Caïnan Dawn’s last opus hit me like a lorry load of corpse paint. Rumbling, muscular black metal with a mission to drown you in wave upon wave of bass-heavy sound that requires nothing more of you than to stop, listen and give yourself up to the abyss of noise. F.O.H.A.T. is apparently the beginning of the reverse trilogy that ends with 2011’s Nibiru – the destructor (which I haven’t actually heard) and linked by 2014’s thAVMIAL – the twins (which I have heard and is very much recommended). This, to reverse back again, continues where thAVMIAL left off: Caïnan Dawn’s slightly doomy, occult vibe that glistens with the kind of malevolent darkness that the French seem to excel at. Pumped full of seething emotions which are then directed through every note, riff and throat-ripping vowel to create a simmering monster.
I’m sure Caïnan Dawn get slightly hacked off with careless Deathspell Omega or Aosoth comparisons because that isn’t exactly where this is at. But at the same time the unsettling work of their French cousins is locked in here, sliding through those riffs like a shambling thing from the bayou swamps. Like its predecessor, F.O.H.A.T. is in no hurry to impress. As sweet as first track Kaos Theos Kosmos is, beginning with its clipped, gothic-industrial soundtrack, Caïnan Dawn – as on thAVMIAL – takes a bit to warm up. The obsidian, occult-laden black sounds run freely from the first pummelling chords. Barring the slightly drifting, solemn reverie of Ylem, it’s relentlessly direct and invigorating.

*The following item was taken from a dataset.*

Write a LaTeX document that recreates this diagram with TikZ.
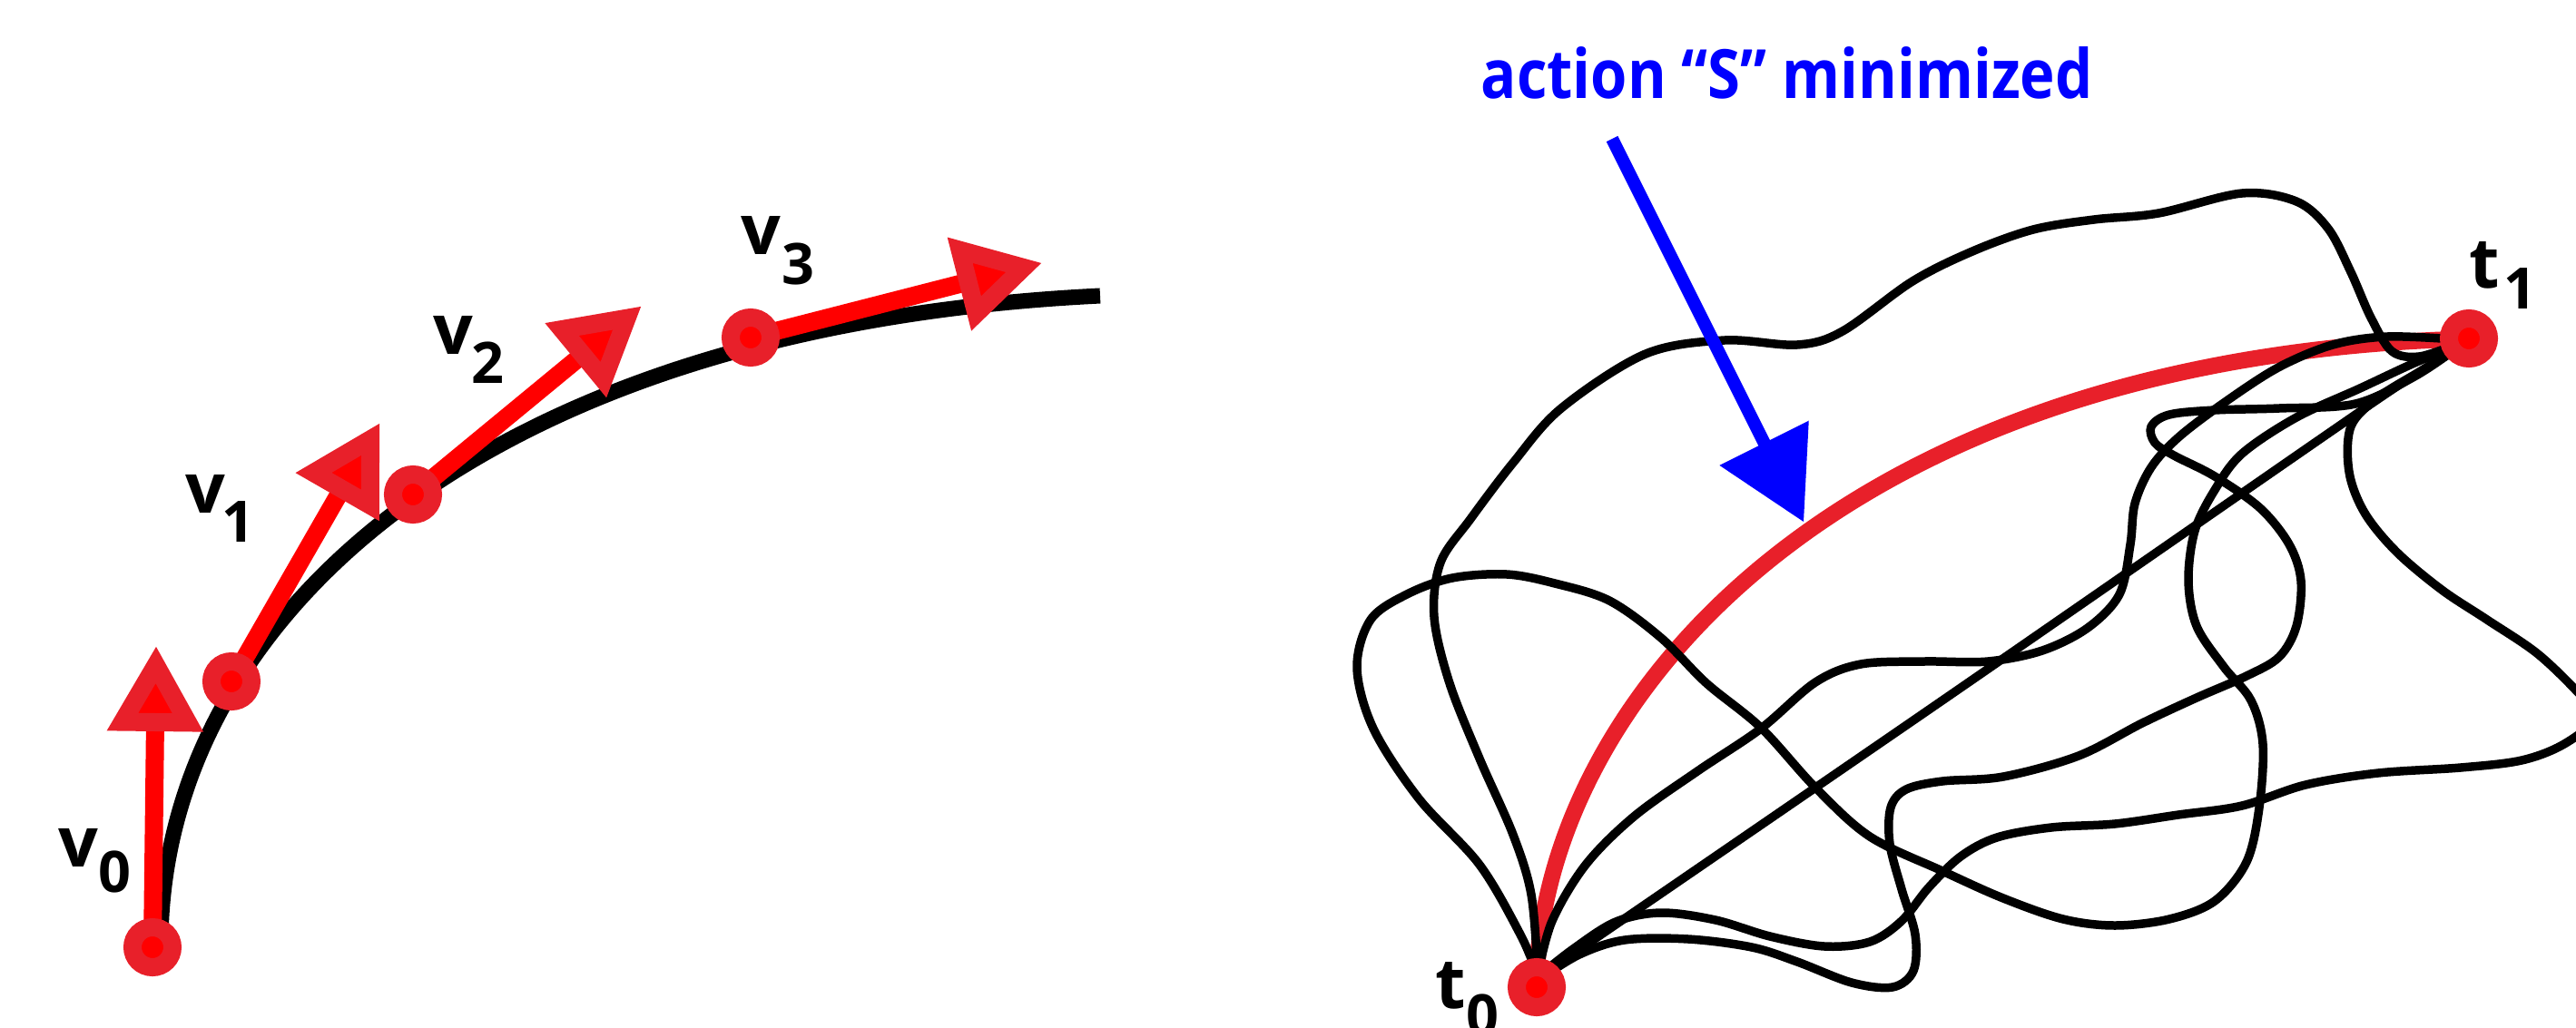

But it’s Caïnan Dawn’s ability to measure the velocity of its speed and make the most of some hypnotically repetitive and pulsing musical arteries where the band really begins to unfurl its rotten, astral wings.
F.O.H.A.T. avoids needless complexity but frequently uses its copious energy to weave its menacing tapestries in bloodless sinew. Layer upon layer is added to the lengthy tracks making album the album feel dense – but at the same time sinking into it and appreciating those subtleties feels more effortless than many other ‘occult’ outings. As the album gathers itself, its angry vocals, abominable sound effects and black metal-ness all begin to gather into an ever greater crescendo. A transition barely noticeable on the first spin but ever more obvious with every listen. Even Ylem picks up the pace eventually, and the raging, battling tremolos on penultimate track Fathomless finally give way to the ecstatic torrent of Om and the final acceleration into the penumbra of Caïnan Dawn’s cosmic chaos. F.O.H.A.T. is a weighty, commanding album that is more direct than many of its occult counterparts and does not suffer one bit for that relentless impetus. Much more of this and Caïnan Dawn bit just begin to claw their way into the front ranks of the Gallic underground.